--- begin ---

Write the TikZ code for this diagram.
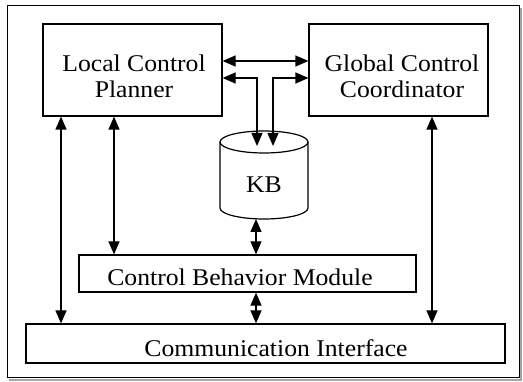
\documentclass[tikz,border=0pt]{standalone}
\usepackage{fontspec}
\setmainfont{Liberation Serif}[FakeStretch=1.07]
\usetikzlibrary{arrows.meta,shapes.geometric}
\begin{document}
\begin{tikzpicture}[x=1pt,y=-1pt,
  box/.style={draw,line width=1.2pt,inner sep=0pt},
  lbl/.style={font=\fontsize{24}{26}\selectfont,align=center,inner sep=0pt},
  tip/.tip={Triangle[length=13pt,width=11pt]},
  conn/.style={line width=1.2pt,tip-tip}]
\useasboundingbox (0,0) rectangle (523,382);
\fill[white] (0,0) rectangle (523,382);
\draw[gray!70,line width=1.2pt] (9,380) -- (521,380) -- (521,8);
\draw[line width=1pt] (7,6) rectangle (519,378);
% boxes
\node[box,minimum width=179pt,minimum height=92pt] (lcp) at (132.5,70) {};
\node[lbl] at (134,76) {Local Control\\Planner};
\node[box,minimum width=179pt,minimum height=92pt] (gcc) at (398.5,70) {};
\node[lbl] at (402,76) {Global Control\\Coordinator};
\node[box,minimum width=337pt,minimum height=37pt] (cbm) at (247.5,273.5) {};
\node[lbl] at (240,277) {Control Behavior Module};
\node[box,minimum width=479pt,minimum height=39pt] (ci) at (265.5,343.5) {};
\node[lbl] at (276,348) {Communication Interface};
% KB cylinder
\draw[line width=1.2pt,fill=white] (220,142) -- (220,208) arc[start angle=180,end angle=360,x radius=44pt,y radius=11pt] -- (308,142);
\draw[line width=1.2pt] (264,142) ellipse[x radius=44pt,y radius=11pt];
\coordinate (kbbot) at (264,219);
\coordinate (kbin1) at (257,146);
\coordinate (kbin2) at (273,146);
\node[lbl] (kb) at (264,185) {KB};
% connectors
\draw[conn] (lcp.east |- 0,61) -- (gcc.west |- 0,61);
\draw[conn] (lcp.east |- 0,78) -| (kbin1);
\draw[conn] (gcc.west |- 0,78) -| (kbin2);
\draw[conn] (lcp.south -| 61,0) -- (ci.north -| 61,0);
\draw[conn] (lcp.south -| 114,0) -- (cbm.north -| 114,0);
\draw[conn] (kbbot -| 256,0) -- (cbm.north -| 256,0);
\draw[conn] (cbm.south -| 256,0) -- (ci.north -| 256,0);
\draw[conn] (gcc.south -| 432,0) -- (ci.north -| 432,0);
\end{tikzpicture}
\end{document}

--- end ---
--- begin ---

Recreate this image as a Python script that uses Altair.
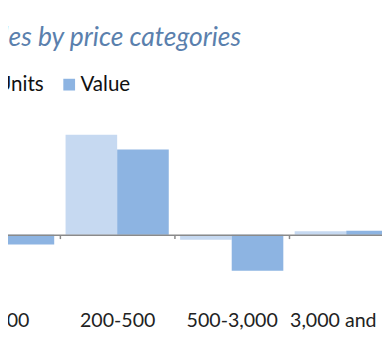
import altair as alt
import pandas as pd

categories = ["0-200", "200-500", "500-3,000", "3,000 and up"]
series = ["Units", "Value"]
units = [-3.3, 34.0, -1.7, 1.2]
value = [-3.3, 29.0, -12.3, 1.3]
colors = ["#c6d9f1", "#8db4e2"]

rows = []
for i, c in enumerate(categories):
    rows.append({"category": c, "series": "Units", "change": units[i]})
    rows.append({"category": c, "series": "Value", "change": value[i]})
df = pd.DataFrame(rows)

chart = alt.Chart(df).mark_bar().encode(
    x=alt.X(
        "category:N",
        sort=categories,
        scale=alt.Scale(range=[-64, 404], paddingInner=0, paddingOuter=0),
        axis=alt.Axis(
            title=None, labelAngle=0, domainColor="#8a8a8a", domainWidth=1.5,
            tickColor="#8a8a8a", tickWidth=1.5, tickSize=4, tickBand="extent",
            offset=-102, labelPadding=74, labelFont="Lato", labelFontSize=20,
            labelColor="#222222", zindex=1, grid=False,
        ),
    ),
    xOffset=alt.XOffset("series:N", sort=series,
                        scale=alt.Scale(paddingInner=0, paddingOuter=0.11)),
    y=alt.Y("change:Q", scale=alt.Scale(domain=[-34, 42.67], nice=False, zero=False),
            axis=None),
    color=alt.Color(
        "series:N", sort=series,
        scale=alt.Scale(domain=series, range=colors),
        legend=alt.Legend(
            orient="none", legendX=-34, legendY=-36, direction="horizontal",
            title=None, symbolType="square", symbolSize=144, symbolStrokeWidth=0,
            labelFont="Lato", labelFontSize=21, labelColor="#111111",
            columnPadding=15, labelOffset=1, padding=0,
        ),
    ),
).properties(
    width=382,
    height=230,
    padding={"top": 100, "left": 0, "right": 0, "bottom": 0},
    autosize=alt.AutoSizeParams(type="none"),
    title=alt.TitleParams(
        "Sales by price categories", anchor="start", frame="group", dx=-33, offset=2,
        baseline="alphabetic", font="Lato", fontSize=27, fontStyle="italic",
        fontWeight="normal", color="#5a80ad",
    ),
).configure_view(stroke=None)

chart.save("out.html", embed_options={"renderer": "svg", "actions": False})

--- end ---

Go through the listing above and locate each line that holds the word "this". Copy those lines.

Write the TikZ code for this diagram.
Recreate this image as a Python script that uses Altair.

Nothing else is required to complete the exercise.